Caesar Cervin

Personal information
- Date of birth: January 29, 1953 (age 73)
- Place of birth: El Paso, Texas, U.S.
- Position: Midfielder

Youth career
- SMU Mustangs

Senior career*
- Years: Team / Apps / (Gls)
- 1978–1979: Cleveland Force (indoor) / 19 / (8)
- 1979–: Wichita Wings (indoor) / 20 / (0)
- 1981: Dallas Tornado / 0 / (0)
- 1982: Oklahoma City Slickers / 0 / (0)
- 1985: Dallas Americans
- 1989–1990: Addison Arrows (indoor)
- 1995–2014: Dallas Sidekicks (assistant coach)
- 1991: Fort Worth Kickers (head coach)
- 2011: Texas Outlaws (head coach)

= Caesar Cervin =

American soccer player (born 1967)

Caesar Cervin is an American retired soccer midfielder. He played professionally in the Major Indoor Soccer League, United Soccer League and Southwest Indoor Soccer League (SISL). He later coached teams in the SISL where he was the 1991 Coach of the Year, USISL, Lone Star Soccer Alliance and was a fourteen-year assistant coach with the Dallas Sidekicks.

==Player==
While born in Texas, Cervin grew up in Mexico. After graduating from high school, he attended Southern Methodist University where he played on the men's soccer team.Caesar was one of the captains of the SMU Mustang Extra-mural soccer team. He captained the team to the Texas championship dispatching what was considered the top ranked team from North Texas State in the semi-finals. In the championship game with the University of Texas, he scored the goal ahead goal on a shootout when the game ended in a tie. When the goalkeeper blocked the subsequent shot, the Mustangs won the championship. He is pictured along with most of the active players in the 1975 SMU Yearbook which can be sourced through the University.
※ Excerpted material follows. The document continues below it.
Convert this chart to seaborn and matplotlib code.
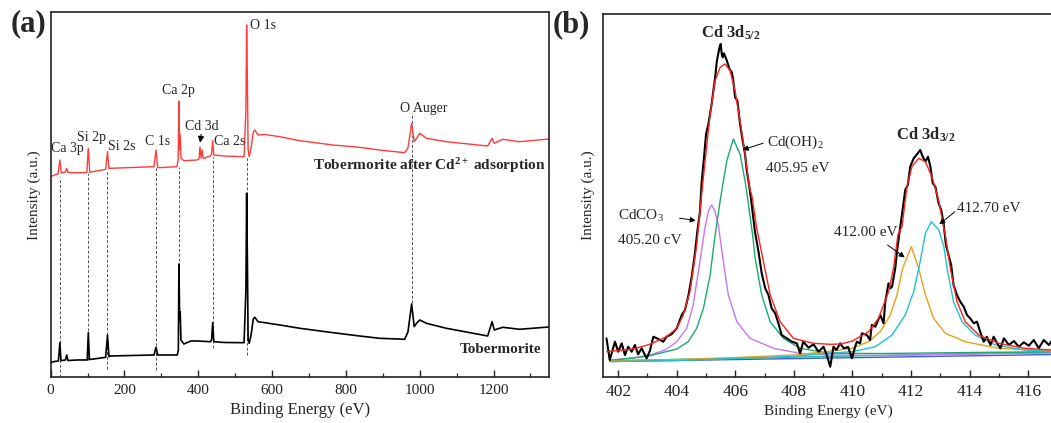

In 1978, he signed with the Cleveland Force of the Major Indoor Soccer League. He then played an unknown number of seasons with the Wichita Wings. In 1981, he signed with the Dallas Tornado of the North American Soccer League, but saw no first team games. In March 1982, he signed with the Oklahoma City Slickers of the American Soccer League. In June 1982, the Slickers released him after he failed to enter a game. He returned to Dallas where he was a "part-owner of an automotive repair shop". In 1985, he played for the Dallas Americans in the United Soccer League. In 1989, he signed with the Addison Arrows of the Southwest Indoor Soccer League. In 1990, he both coached and played for the FC Dallas of the Lone Star Soccer Alliance.

==Coach==
In 1982, Norman High School hired Cervin as head coach of the boys' soccer team. In 1990, he coached FC Dallas in the Lone Star Soccer Alliance. He took Dallas to the LSSA championship where they fell to the Oklahoma City Spirit. Later that year, he was hired by the Dallas Sidekicks of Major Indoor Soccer League as an assistant coach. He remained with the Sidekicks until 2004. In 1991, he coached the Fort Worth Kickers in the Southwest Independent Soccer League. He was the SISL Coach of the Year. During the 1994-1995 USISL season, he coached the expansion Mesquite Kickers. In 1996, he returned to the Fort Worth Kickers, now known as the Dallas Lightning. On September 9, 2008, the Texas Outlaws of the Professional Arena Soccer League hired Cervin.